Frequently Asked Questions
Here you will find answers to our frequently asked questions. Please contact us today if you need more help.
What can I expect from my initial consultation?
At Nishad Khan P.L., our initial consultations are always brief. This meeting allows us to analyze the problem and explore various options that may or may not be available to you. No matter the issue, our attorneys will thoroughly explain the process in a language that you can understand, and answer any questions you may have. Although we prefer a face to face meeting, these initial consultations can also be conducted via telephone or Skype, which is great for our clients outside of Florida for a minimal fee.
What is the typical fee structure?
Many firms bill by the hour and charge their clients for phone calls, emails, printing, etc.
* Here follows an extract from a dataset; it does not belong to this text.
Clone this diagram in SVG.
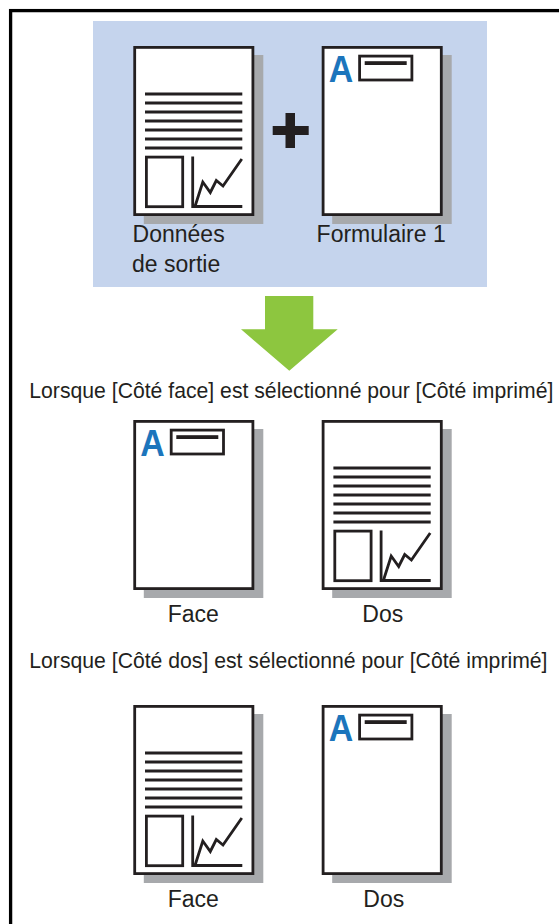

At our firm, we don’t believe a client should be charged for items or services used in the ordinary course of business. Therefore, we charge flat fees on almost all of our cases. These flat fees are based on the projected time and effort we believe the case will require. Of course, sometimes it may be impossible to predict the time and costs required or the matter may be resolved very quickly. To avoid overcharging the client, these type of matters are billed hourly. However, we never charge for printing, phone calls, and emails in the ordinary course of business.
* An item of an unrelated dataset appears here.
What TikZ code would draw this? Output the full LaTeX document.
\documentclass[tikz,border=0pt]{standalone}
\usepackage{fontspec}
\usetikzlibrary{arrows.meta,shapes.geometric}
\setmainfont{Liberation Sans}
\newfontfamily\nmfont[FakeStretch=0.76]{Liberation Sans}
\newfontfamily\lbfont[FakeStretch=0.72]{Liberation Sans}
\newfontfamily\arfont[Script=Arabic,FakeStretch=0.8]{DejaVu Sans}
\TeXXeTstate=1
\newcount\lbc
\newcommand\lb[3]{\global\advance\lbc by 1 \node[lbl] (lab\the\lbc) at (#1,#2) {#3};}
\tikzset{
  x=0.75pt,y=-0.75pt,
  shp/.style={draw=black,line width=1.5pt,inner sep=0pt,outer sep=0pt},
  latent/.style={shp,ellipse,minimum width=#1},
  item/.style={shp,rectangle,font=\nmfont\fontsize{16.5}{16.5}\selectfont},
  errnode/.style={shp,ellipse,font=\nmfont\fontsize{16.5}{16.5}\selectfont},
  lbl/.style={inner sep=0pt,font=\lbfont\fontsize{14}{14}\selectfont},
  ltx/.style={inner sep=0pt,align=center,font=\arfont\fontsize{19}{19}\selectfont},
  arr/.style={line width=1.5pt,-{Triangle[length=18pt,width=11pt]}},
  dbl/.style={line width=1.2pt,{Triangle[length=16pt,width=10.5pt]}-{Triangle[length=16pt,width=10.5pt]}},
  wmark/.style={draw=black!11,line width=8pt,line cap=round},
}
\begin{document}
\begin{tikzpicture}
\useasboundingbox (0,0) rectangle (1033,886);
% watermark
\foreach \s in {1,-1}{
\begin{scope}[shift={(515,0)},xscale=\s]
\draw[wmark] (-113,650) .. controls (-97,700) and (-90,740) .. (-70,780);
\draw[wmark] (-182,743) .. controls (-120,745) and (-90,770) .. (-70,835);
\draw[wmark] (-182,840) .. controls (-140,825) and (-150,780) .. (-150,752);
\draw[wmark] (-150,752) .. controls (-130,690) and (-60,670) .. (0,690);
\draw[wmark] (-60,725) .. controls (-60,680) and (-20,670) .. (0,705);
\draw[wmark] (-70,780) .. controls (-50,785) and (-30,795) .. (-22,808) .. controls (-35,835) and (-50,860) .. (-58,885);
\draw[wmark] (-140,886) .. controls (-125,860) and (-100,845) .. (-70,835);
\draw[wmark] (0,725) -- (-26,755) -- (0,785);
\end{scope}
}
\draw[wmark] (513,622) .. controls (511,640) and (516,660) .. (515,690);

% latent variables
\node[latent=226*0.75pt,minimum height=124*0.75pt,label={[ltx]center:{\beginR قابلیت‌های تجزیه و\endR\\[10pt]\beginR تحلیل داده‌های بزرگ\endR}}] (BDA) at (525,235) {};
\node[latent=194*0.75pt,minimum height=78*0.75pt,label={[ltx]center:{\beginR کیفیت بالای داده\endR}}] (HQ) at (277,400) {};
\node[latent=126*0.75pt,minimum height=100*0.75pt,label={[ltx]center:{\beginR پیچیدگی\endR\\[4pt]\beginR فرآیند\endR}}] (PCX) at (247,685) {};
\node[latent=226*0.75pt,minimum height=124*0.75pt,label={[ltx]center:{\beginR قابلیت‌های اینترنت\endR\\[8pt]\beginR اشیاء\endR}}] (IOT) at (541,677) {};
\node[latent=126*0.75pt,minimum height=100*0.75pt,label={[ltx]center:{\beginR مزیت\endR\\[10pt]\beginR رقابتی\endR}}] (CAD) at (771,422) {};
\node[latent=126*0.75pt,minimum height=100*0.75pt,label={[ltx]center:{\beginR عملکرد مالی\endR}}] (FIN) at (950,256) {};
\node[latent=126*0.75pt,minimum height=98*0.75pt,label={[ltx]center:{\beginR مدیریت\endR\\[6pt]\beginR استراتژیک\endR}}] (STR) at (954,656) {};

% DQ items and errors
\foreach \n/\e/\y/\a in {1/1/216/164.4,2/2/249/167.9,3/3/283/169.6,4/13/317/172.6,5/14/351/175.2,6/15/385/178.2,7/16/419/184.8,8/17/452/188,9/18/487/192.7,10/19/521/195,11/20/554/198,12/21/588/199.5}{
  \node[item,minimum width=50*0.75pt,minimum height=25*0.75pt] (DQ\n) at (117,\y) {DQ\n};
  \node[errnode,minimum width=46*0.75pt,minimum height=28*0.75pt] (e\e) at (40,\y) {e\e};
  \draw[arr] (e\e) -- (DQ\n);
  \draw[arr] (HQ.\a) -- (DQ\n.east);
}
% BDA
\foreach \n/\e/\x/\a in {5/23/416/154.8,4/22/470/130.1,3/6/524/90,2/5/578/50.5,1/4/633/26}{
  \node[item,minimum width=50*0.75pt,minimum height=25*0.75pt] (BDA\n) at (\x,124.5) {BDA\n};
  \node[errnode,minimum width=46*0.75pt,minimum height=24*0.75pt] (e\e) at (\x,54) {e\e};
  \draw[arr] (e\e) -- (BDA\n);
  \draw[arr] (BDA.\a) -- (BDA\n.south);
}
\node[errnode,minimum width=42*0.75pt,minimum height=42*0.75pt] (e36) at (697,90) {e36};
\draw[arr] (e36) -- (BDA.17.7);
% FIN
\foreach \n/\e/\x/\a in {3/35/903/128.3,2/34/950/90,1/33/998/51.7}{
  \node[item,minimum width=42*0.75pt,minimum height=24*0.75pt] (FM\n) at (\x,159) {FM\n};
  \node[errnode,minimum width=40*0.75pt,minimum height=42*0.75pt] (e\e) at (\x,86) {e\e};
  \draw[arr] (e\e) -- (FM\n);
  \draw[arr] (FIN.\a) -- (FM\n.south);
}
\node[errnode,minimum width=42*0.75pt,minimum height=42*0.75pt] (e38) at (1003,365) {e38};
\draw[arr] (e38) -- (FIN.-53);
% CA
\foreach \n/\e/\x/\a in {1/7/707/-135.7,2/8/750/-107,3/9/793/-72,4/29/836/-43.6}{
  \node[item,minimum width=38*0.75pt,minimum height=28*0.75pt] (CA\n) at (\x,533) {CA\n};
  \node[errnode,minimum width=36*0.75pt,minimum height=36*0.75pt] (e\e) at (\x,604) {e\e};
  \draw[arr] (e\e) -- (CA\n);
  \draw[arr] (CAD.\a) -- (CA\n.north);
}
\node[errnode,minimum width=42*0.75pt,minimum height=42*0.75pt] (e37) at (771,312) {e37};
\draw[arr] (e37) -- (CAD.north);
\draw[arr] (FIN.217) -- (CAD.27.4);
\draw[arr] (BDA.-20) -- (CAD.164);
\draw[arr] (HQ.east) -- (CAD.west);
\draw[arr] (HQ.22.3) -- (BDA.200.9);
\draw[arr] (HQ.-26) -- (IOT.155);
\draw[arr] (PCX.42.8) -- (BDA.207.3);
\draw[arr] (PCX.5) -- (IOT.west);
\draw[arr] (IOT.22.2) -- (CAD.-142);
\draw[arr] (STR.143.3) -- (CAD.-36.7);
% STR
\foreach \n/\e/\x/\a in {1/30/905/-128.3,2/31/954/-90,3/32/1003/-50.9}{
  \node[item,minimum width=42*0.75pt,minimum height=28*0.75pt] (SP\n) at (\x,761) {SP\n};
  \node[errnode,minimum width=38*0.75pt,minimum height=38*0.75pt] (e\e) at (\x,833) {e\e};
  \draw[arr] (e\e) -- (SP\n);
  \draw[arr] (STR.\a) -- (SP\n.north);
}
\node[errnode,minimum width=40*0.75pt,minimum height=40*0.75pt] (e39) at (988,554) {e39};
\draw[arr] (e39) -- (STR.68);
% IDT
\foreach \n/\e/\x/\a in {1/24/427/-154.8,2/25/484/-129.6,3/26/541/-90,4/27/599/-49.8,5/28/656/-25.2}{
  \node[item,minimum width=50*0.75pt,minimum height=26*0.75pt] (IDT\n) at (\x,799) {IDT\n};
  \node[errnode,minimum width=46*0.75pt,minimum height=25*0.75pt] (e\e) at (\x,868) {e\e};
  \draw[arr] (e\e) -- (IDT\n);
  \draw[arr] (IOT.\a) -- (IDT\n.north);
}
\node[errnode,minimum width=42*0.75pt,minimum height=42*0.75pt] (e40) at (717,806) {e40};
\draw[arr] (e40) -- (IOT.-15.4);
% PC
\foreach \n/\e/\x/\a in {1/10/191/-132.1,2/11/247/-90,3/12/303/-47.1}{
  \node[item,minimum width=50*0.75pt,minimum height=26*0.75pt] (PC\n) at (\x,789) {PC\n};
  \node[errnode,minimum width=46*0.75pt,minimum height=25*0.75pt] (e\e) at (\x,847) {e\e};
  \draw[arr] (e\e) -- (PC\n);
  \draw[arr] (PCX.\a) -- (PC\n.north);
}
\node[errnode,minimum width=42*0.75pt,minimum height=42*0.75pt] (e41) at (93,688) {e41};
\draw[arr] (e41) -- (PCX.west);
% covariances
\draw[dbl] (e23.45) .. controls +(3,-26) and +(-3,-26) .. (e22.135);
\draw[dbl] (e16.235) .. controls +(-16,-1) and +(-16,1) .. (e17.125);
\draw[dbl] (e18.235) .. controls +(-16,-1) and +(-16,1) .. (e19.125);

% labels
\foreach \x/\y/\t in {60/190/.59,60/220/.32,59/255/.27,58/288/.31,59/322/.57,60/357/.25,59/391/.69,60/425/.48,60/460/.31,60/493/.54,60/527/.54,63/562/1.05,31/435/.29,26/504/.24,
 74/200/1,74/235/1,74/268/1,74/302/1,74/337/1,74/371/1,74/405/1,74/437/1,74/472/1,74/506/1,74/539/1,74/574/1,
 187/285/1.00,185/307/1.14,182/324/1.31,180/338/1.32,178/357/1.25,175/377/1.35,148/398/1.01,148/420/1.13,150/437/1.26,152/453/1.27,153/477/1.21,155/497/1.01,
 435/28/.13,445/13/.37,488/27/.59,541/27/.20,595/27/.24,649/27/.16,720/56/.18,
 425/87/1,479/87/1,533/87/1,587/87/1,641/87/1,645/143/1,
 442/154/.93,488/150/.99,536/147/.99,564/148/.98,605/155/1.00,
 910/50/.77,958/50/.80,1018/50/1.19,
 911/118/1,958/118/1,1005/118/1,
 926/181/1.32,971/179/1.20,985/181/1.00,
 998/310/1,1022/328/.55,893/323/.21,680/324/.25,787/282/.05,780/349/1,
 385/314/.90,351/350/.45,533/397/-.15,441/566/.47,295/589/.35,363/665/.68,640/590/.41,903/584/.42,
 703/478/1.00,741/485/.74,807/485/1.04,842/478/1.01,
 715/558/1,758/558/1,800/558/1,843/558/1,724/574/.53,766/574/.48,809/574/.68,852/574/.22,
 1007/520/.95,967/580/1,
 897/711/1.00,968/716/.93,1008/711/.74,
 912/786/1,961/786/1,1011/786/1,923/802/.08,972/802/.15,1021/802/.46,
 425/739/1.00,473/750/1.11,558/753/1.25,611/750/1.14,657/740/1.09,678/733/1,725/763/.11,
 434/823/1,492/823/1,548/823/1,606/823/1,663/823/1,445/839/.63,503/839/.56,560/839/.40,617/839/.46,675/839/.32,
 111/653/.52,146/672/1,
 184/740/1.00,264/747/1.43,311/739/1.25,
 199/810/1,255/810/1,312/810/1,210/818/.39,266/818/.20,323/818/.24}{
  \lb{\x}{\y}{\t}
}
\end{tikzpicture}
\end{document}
What if we want to speak with our attorney?
At Nishad Khan P.L., we are always available for our clients. This is what sets us apart from most firms. Although we use paralegals to help us compile your documents, your attorney will ultimately be responsible for the work and thus, you will always have an opportunity to speak with an attorney. Our firm strives for customer service and our track record is proven by the many emails, letters, and calls we receive from satisfied clients.
In a nutshell, what sets Nishad Khan P.L. apart from other firms?
Our service. We truly go out of our way for our clients. Whether it means driving across the state, staying late or meeting our client at their house, we make sure that we go out of our way for our clients if we need to. Every member of our team is trained to do what it takes to make our clients happy.
What are the Differences Between a Real Estate Agent and a Real Estate Attorney?
Real Estate Agents can list your home, negotiate with the buyer’s agent, etc. and are not licensed to provide any legal advice. A Real Estate Attorney can provide the services of a Real Estate Agent and provide legal advice, depending on how the law firm is set up. An attorney can draft the contracts, oversees the closing, perform title and survey checks, negotiate with all parties as well as review all other documents relating to the transaction to ensure that it is legal.
Why do I need a Real Estate attorney when buying or selling property?
A Real Estate Attorney is licensed and trained to give legal advice relating to real property transactions whether it’s commercial or residential and can assist with resolving issues that may occur. A real estate attorney can handle and interpret any and all documents that relate to the transaction, for example, Mortgage contracts, Purchase & Sale contracts, HOA Declarations, Title Documents, Surveys, handle the closing and represent you throughout the entire purchase or sale process.
Should I get a Property Survey when purchasing real property?
Yes, this is part of your Due Diligence when purchasing real property and can give you, the homeowner, confidence that the property complies with current local regulations. A Property Survey will help you to understand details of the property you are about to purchase and may highlight any potential discrepancies or boundary infringements as well as stipulations that come with it.
A property survey is very important whether you are buying a home, financing your home or constructing new projects. The survey defines the boundaries of the property, providing clarity as to the size of the property and where the land begins and ends. It includes a research of the history of the deed and title search to ensure there are no discrepancies as to ownership of the land. A surveyor will research the legal descriptions about the land and its history, and provide a sketch of the land, its boundaries and the different aspects that make up the property. A type of map is produced detailing the property’s legal boundaries, a written description of the property, the physical address, location of buildings and adjacent properties, as well as things like right of ways and easements so a homeowner can be aware of any shared yards or who may have a right of way to the street or alleyways, if any.
What Identification do I need to bring to my real estate Closing?
Typically, two forms of valid government-issued photo identification will be required at closing such as a State Issued Driver’s License, a State Issued Identification Card, a Passport, or a Valid US Military ID.